For seven long years, the Conservatives had successfully hobbled the national press by restricting the flow of information. Bureaucrats, government scientists, and cabinet ministers had all been silenced, except for the speaking points provided to them by the PMO. Even the location of cabinet meetings was secret. Journalists were banned from the second floor of the Langevin Block, where the prime minister has his office. Government workers were forced to sign “silence for life” loyalty agreements if they wanted to keep their jobs. As for the prime minister himself, he rarely held press conferences and always restricted the number of questions.

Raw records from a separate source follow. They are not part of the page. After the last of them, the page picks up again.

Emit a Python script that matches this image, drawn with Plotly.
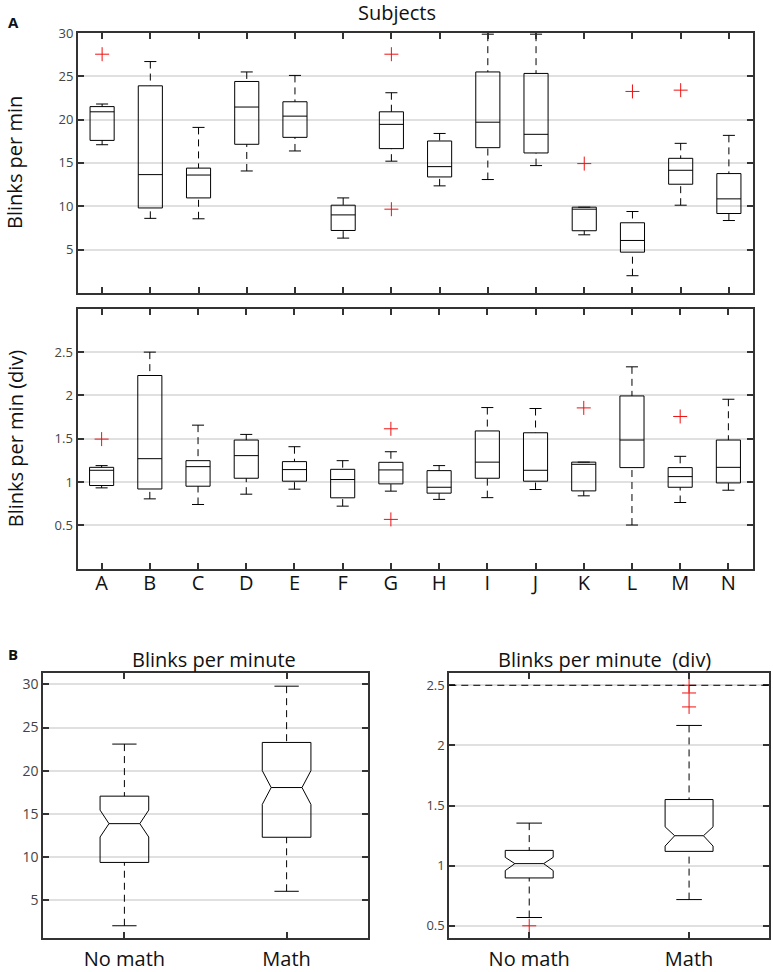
import plotly.graph_objects as go

# ---------------- data ----------------
subjects = list("ABCDEFGHIJKLMN")

pm_upper = [21.8, 26.7, 19.1, 25.5, 25.1, 10.96, 23.1, 18.4, 29.86, 29.86, 9.89, 9.39, 17.26, 18.18]
pm_q3 = [21.5, 23.9, 14.4, 24.4, 22.06, 10.12, 20.9, 17.53, 25.5, 25.33, 9.89, 8.09, 15.53, 13.77]
pm_med = [20.9, 13.65, 13.6, 21.45, 20.4, 9.0, 19.45, 14.57, 19.7, 18.3, 9.66, 6.05, 14.15, 10.85]
pm_q1 = [17.6, 9.8, 10.96, 17.15, 17.95, 7.2, 16.65, 13.38, 16.76, 16.15, 7.17, 4.7, 12.54, 9.16]
pm_lower = [17.1, 8.6, 8.55, 14.07, 16.38, 6.32, 15.2, 12.35, 13.08, 14.69, 6.7, 1.98, 10.12, 8.35]
pm_out_subj = ["A", "G", "G", "K", "L", "M"]
pm_out_val = [27.55, 27.55, 9.66, 14.92, 23.25, 23.4]

dv_upper = [1.19, 2.50, 1.657, 1.55, 1.408, 1.247, 1.35, 1.19, 1.86, 1.849, 1.23, 2.33, 1.297, 1.956]
dv_q3 = [1.17, 2.23, 1.247, 1.485, 1.236, 1.147, 1.228, 1.132, 1.59, 1.569, 1.23, 1.994, 1.167, 1.485]
dv_med = [1.136, 1.27, 1.178, 1.305, 1.144, 1.029, 1.14, 0.94, 1.23, 1.136, 1.205, 1.485, 1.063, 1.17]
dv_q1 = [0.96, 0.92, 0.952, 1.044, 1.01, 0.818, 0.979, 0.872, 1.044, 1.01, 0.898, 1.167, 0.94, 0.99]
dv_lower = [0.933, 0.806, 0.741, 0.86, 0.918, 0.722, 0.895, 0.80, 0.82, 0.914, 0.841, 0.504, 0.764, 0.906]
dv_out_subj = ["A", "G", "G", "K", "M"]
dv_out_val = [1.496, 1.615, 0.569, 1.856, 1.757]

groups = ["No math", "Math"]
g_pm_upper = [23.08, 29.8]
g_pm_q3 = [17.04, 23.27]
g_pm_nhi = [15.42, 20.0]
g_pm_med = [13.85, 18.04]
g_pm_nlo = [12.3, 16.08]
g_pm_q1 = [9.35, 12.27]
g_pm_lower = [2.0, 6.0]

g_dv_upper = [1.354, 2.166]
g_dv_q3 = [1.127, 1.55]
g_dv_nhi = [1.069, 1.323]
g_dv_med = [1.017, 1.249]
g_dv_nlo = [0.959, 1.163]
g_dv_q1 = [0.898, 1.119]
g_dv_lower = [0.569, 0.718]
g_dv_out_grp = ["No math", "Math", "Math", "Math"]
g_dv_out_val = [0.50, 2.5, 2.436, 2.32]
DIV_REF = 2.5

pm_ticks = [5, 10, 15, 20, 25, 30]
dv_ticks = [0.5, 1, 1.5, 2, 2.5]

# ---------------- helpers ----------------
W, H = 773, 972
FONT = "Open Sans"
BIG = 20


def py(y):
    # compensate a small vertical offset/scale seen in the rendered page
    return y * 980.0 / 972.0 - 8.0


def dxd(a, b):
    return [a / W, b / W]


def dyd(top, bottom):
    return [1 - py(bottom) / H, 1 - py(top) / H]


fig = go.Figure()


def add_boxes(ax, cats, upper, q3, med, q1, lower, hw, cw,
              nhi=None, nlo=None, nw=None, out_cat=None, out_val=None):
    xa, ya = ("x" + ax, "y" + ax) if ax else ("x", "y")
    pos = {c: i + 1 for i, c in enumerate(cats)}
    sx, sy, wx, wy = [], [], [], []
    for i, c in enumerate(cats):
        p = pos[c]
        if nhi is None:
            bx = [p - hw, p + hw, p + hw, p - hw, p - hw]
            by = [q1[i], q1[i], q3[i], q3[i], q1[i]]
            mx = [p - hw, p + hw]
        else:
            bx = [p - hw, p + hw, p + hw, p + nw, p + hw, p + hw, p - hw, p - hw, p - nw, p - hw, p - hw]
            by = [q1[i], q1[i], nlo[i], med[i], nhi[i], q3[i], q3[i], nhi[i], med[i], nlo[i], q1[i]]
            mx = [p - nw, p + nw]
        sx += bx + [None] + mx + [None] + [p - cw, p + cw, None, p - cw, p + cw, None]
        sy += by + [None] + [med[i], med[i], None] + [upper[i], upper[i], None, lower[i], lower[i], None]
        if upper[i] > q3[i]:
            wx += [p, p, None]
            wy += [upper[i], q3[i], None]
        if lower[i] < q1[i]:
            wx += [p, p, None]
            wy += [lower[i], q1[i], None]
    fig.add_trace(go.Scatter(x=wx, y=wy, mode="lines", xaxis=xa, yaxis=ya,
                             line=dict(color="black", width=1, dash="7px,5px"),
                             hoverinfo="skip", showlegend=False))
    fig.add_trace(go.Scatter(x=sx, y=sy, mode="lines", xaxis=xa, yaxis=ya,
                             line=dict(color="black", width=1),
                             hoverinfo="skip", showlegend=False))
    if out_cat:
        fig.add_trace(go.Scatter(x=[pos[c] for c in out_cat], y=out_val, mode="markers",
                                 xaxis=xa, yaxis=ya,
                                 marker=dict(symbol="cross-thin", size=10,
                                             line=dict(color="#ee1111", width=1)),
                                 showlegend=False))


add_boxes("", subjects, pm_upper, pm_q3, pm_med, pm_q1, pm_lower, 0.25, 0.125,
          out_cat=pm_out_subj, out_val=pm_out_val)
add_boxes("2", subjects, dv_upper, dv_q3, dv_med, dv_q1, dv_lower, 0.25, 0.125,
          out_cat=dv_out_subj, out_val=dv_out_val)
add_boxes("3", groups, g_pm_upper, g_pm_q3, g_pm_med, g_pm_q1, g_pm_lower, 0.15, 0.075,
          nhi=g_pm_nhi, nlo=g_pm_nlo, nw=0.095)
add_boxes("4", groups, g_dv_upper, g_dv_q3, g_dv_med, g_dv_q1, g_dv_lower, 0.15, 0.08,
          nhi=g_dv_nhi, nlo=g_dv_nlo, nw=0.09, out_cat=g_dv_out_grp, out_val=g_dv_out_val)

AX = "#333333"
GRID = "#e0e0e0"
TICKC = "#444444"


def xaxis(domain, anchor, n, labels, show, standoff=0):
    return dict(domain=domain, anchor=anchor, range=[0.5, n + 0.5],
                tickvals=list(range(1, n + 1)), ticktext=labels, showticklabels=show,
                ticks="inside", ticklen=6, tickwidth=1.5, tickcolor=AX,
                showline=True, linecolor=AX, linewidth=2, mirror="ticks",
                showgrid=False, zeroline=False, ticklabelstandoff=standoff,
                tickfont=dict(family=FONT, size=BIG, color="#111111"))


def yaxis(domain, anchor, rng, ticks, size):
    return dict(domain=domain, anchor=anchor, range=rng, tickvals=ticks,
                ticks="inside", ticklen=6, tickwidth=1.5, tickcolor=AX,
                showline=True, linecolor=AX, linewidth=2, mirror="ticks",
                showgrid=True, gridcolor=GRID, gridwidth=1.5, zeroline=False,
                tickfont=dict(family=FONT, size=size, color=TICKC))


fig.update_layout(
    width=W, height=H, margin=dict(l=0, r=0, t=0, b=0),
    paper_bgcolor="white", plot_bgcolor="white", showlegend=False,
    font=dict(family=FONT, color="#111111"),
    xaxis=xaxis(dxd(78, 753), "y", len(subjects), subjects, False),
    yaxis=yaxis(dyd(32, 293), "x", [0, 30], pm_ticks, 13),
    xaxis2=xaxis(dxd(77.5, 752.5), "y2", len(subjects), subjects, True, -5),
    yaxis2=yaxis(dyd(309, 570), "x2", [0, 3], dv_ticks, 13),
    xaxis3=xaxis(dxd(43.3, 367.7), "y3", len(groups), groups, True, 2),
    yaxis3=yaxis(dyd(675, 940.7), "x3", [0.6, 31.3], pm_ticks, 14),
    xaxis4=xaxis(dxd(449.3, 769), "y4", len(groups), groups, True, 2),
    yaxis4=yaxis(dyd(675, 940.7), "x4", [0.4, 2.6], dv_ticks, 13),
)

fig.add_shape(type="line", xref="x4 domain", yref="y4", x0=0, x1=1, y0=DIV_REF, y1=DIV_REF,
              line=dict(color="black", width=1, dash="7px,5px"))


def ann(text, px, pyy, size, bold=False, angle=0):
    fig.add_annotation(text=("<b>%s</b>" % text) if bold else text,
                       x=px / W, y=1 - py(pyy) / H, xref="paper", yref="paper",
                       xanchor="center", yanchor="middle", showarrow=False,
                       textangle=angle, font=dict(family=FONT, size=size, color="#111111"))


ann("A", 13.5, 21, 15, bold=True)
ann("B", 13, 656, 15, bold=True)
ann("Subjects", 397, 11, BIG)
ann("Blinks per min", 15, 162.5, BIG, angle=-90)
ann("Blinks per min (div)", 15, 439, BIG, angle=-90)
ann("Blinks per minute", 214, 661, BIG)
ann("Blinks per minute\u00a0 (div)", 604.5, 661, BIG)

POST = ("var gd=document.getElementById('{plot_id}');"
        "gd.style.position='fixed';gd.style.top='0px';gd.style.left='0px';"
        "document.body.style.margin='0';"
        "document.documentElement.style.overflow='hidden';")

fig.write_html("out.html", config={"displayModeBar": False}, post_script=POST)
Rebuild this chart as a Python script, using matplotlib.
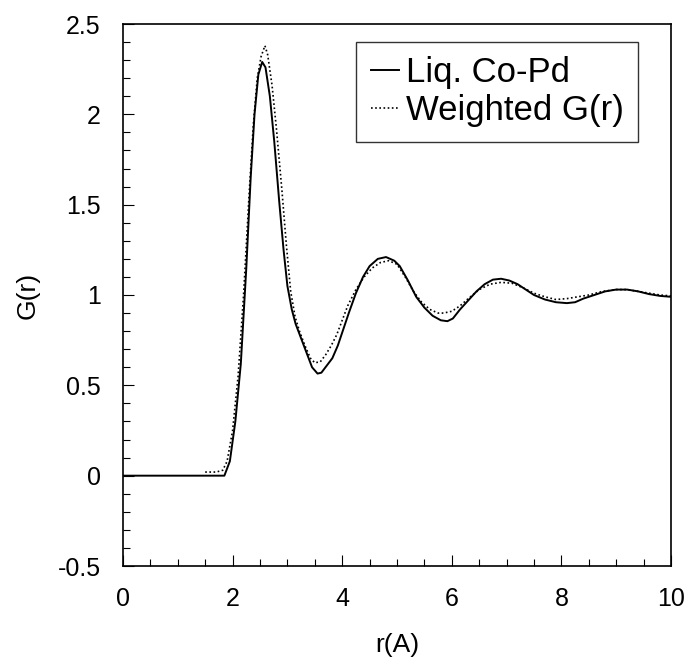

So it was particularly fitting that the story that changed everything came from Parliament Hill veteran Robert Fife, who didn’t think journalists should have relationships with politicians, and
wasn’t much interested in photo ops. He conducted himself in the best traditions of print journalism, where his career had begun. He lived with a phone in his ear and dug into things. The walls of Fife’s fourteenth-storey office in downtown Ottawa are festooned with awards: two citations of merit from the National Newspaper Awards, the Edward Dunlop Award, and a 2012 Canadian Association of Journalists Award for television. Fife had broken a string of big stories, including the then defence minister, Peter MacKay’s, publicly provided helicopter ride from a private salmon camp on the Gander River in Newfoundland.
1
But none of them compared to the story he had put together in twenty-four hours and was about to break that spring night. It was, simply put, the biggest story of his life.

The backstory had already been in the news for some time. Arising out of reviews by the Senate Internal Economy Committee, irregularities had been found in the expenses of a handful of senators, including Mac Harb, Patrick Brazeau, Pamela Wallin, and Mike Duffy. In Duffy’s case, he had paid back $90,000 in “inappropriate” expenses in March, claiming that his mistake had been an innocent one based on confusing Senate rules governing housing allowances.